This repository documents the code used for the thesis Semi-Supervised Active Learning for Camera Trap Data, which was submitted as part requirement for the MSc Data Science and Machine Learning at UCL. The thesis can be shared on request. Please note that this work and code has been used only in an academic research setting but has not been quality assured or subject to a peer review process.
The code implements FixMatch, a semi supervised learning model, in an active learning procedure. It also documents experiments run under different label-scarcity settings with different query strategies, one of which is novel. Finally it also documents the creation of a proof-of-concept dash application to visualise the active learning process to non-technical users, allowing interactive labelling during a human-in-the-loop retraining system.
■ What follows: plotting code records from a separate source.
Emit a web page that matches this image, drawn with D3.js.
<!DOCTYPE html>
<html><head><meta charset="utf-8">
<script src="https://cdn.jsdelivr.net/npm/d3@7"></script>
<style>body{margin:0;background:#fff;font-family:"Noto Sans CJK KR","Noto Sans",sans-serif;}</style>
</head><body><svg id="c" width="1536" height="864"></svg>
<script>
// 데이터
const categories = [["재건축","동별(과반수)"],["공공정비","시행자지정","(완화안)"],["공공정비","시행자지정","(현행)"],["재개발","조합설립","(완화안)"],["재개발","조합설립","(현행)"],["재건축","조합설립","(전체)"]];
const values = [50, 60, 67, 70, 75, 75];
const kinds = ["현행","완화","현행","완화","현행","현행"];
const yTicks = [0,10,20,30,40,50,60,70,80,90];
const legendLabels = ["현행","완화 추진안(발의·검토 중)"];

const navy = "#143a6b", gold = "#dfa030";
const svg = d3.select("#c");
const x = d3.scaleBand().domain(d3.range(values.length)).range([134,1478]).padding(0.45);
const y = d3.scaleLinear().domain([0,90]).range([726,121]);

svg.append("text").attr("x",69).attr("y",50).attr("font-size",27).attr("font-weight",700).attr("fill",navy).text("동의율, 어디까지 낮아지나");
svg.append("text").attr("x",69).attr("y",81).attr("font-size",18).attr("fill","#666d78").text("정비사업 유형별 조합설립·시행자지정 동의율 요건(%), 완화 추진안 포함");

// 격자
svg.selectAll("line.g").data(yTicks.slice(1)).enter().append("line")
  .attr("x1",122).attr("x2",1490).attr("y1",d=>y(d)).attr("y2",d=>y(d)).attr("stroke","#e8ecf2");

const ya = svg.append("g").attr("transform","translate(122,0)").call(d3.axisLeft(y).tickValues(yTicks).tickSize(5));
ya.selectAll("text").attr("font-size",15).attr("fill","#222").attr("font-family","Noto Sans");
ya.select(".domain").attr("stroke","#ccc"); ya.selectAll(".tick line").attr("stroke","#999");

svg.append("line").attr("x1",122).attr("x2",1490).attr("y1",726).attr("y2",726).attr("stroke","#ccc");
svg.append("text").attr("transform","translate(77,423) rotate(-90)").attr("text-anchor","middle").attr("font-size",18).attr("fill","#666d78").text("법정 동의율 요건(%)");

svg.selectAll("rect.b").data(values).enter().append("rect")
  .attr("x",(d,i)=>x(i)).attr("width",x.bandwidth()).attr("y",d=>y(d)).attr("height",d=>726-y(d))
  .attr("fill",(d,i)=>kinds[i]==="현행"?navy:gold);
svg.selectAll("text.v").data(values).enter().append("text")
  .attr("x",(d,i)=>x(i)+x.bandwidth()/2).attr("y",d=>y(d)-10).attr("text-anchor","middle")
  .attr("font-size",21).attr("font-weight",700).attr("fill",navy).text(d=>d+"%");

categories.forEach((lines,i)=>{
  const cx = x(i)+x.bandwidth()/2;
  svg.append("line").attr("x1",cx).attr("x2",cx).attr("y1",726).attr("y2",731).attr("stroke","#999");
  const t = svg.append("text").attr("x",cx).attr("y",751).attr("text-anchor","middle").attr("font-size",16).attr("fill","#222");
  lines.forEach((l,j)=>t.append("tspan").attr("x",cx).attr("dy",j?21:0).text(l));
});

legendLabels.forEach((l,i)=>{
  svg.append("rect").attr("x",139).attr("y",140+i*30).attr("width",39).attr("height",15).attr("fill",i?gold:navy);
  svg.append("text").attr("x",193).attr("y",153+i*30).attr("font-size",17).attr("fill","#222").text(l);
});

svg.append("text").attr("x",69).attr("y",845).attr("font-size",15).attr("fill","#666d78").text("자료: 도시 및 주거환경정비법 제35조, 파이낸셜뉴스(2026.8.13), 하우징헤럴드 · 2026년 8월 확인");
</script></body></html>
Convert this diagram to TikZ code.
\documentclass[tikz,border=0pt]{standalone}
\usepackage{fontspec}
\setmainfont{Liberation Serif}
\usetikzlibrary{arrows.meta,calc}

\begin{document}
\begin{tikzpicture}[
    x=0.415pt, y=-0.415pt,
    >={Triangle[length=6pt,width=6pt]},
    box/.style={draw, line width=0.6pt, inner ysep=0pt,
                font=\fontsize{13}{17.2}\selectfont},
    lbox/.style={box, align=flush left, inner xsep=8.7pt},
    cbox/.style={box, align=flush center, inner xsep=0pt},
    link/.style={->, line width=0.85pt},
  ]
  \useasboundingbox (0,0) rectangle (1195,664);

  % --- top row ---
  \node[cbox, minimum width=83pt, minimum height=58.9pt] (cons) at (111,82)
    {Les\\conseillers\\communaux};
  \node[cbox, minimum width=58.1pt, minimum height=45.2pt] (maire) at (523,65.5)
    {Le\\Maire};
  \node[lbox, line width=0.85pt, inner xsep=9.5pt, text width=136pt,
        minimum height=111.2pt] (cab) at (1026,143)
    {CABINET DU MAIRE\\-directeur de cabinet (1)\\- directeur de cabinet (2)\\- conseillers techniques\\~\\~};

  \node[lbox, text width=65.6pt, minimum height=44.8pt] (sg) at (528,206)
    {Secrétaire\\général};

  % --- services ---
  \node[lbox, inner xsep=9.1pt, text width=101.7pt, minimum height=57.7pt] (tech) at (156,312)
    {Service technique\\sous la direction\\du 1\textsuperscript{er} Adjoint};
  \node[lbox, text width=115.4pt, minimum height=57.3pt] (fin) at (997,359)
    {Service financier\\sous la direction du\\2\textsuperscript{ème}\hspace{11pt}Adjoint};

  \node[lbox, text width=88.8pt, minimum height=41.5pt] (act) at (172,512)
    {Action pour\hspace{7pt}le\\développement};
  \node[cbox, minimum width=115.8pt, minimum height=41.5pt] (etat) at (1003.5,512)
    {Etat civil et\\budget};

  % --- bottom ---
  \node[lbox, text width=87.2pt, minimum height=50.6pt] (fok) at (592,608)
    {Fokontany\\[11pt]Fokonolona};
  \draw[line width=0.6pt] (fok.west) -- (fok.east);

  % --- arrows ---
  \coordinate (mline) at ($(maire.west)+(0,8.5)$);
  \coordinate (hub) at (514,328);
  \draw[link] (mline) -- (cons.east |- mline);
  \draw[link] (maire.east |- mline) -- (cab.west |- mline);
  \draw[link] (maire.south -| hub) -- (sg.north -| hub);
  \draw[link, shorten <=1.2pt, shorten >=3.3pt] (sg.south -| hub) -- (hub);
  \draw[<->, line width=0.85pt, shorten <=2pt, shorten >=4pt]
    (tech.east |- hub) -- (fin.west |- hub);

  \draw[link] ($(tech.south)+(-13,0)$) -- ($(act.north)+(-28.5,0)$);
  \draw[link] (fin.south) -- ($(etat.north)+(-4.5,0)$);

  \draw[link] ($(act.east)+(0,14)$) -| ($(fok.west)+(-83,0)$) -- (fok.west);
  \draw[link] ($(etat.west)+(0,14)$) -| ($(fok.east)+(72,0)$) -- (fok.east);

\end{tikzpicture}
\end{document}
Please note that code in this repository includes code accessed from other repositories and this is cited in context. The files ema.py and wideresnet.py are composed entirely of code authored by others, as detailed in the files themselves. Where code from other work is used elsewhere it is referenced in the appropriate place. The creation of this codebase was also supported by Omiros Pantazis and Gabriel Brostow. Each file is headed with the purpose of the file and resources used.
requirements.txt is included to recreate the necessary python environment and references the packages used throughout the code.
The data for which this code was optimised has not yet been publically released, however there is a potential future avenue to update the code to allow it to work with open-source datasets, and I may continue to add to this project.
The file set_args.py is used to set the arguments to run the code base, but can also be used as a guide to run main.py from the command line using python main.py --[args]. A config file which is not contained in this release specifies internal paths to models etc..
- Official FixMatch implementation at https://github.com/google-research/fixmatch/tree/d4985a158065947dba803e626ee9a6721709c570
- Unofficial PyTorch FixMatch implementations at https://github.com/kekmodel/FixMatch-pytorch/tree/ced359021e0b48bf3be48504f98ea483579c6e71/models and https://github.com/Celiali/FixMatch
- Data loading structures at https://github.com/omipan/camera_traps_self_supervised/blob/main/datasets.py
- Code in RandAugment paper https://arxiv.org/pdf/1909.13719.pdf
- Pytorch documentation https://pytorch.org/vision/stable/transforms.html
- Unofficial pytorch implementation of randaugment https://github.com/ildoonet/pytorch-randaugment/blob/master/RandAugment/augmentations.py
- official implementation of FixMatch reference to Tensorflow authors at https://github.com/google-research/fixmatch/blob/d4985a158065947dba803e626ee9a6721709c570/third_party/auto_augment/augmentations.py
- Kcenter greedy references https://github.com/google/active-learning/blob/master/sampling_methods/kcenter_greedy.py
- Query strategy references https://github.com/microsoft/CameraTraps/tree/f69de8339bf19806fbe943963e2b385b948c35b2/research/active_learning
- Exponential moving average implementation https://github.com/YUE-FAN/FixMatch-PyTorch/blob/master/utils/ema.py
As of September 2021 not under active development.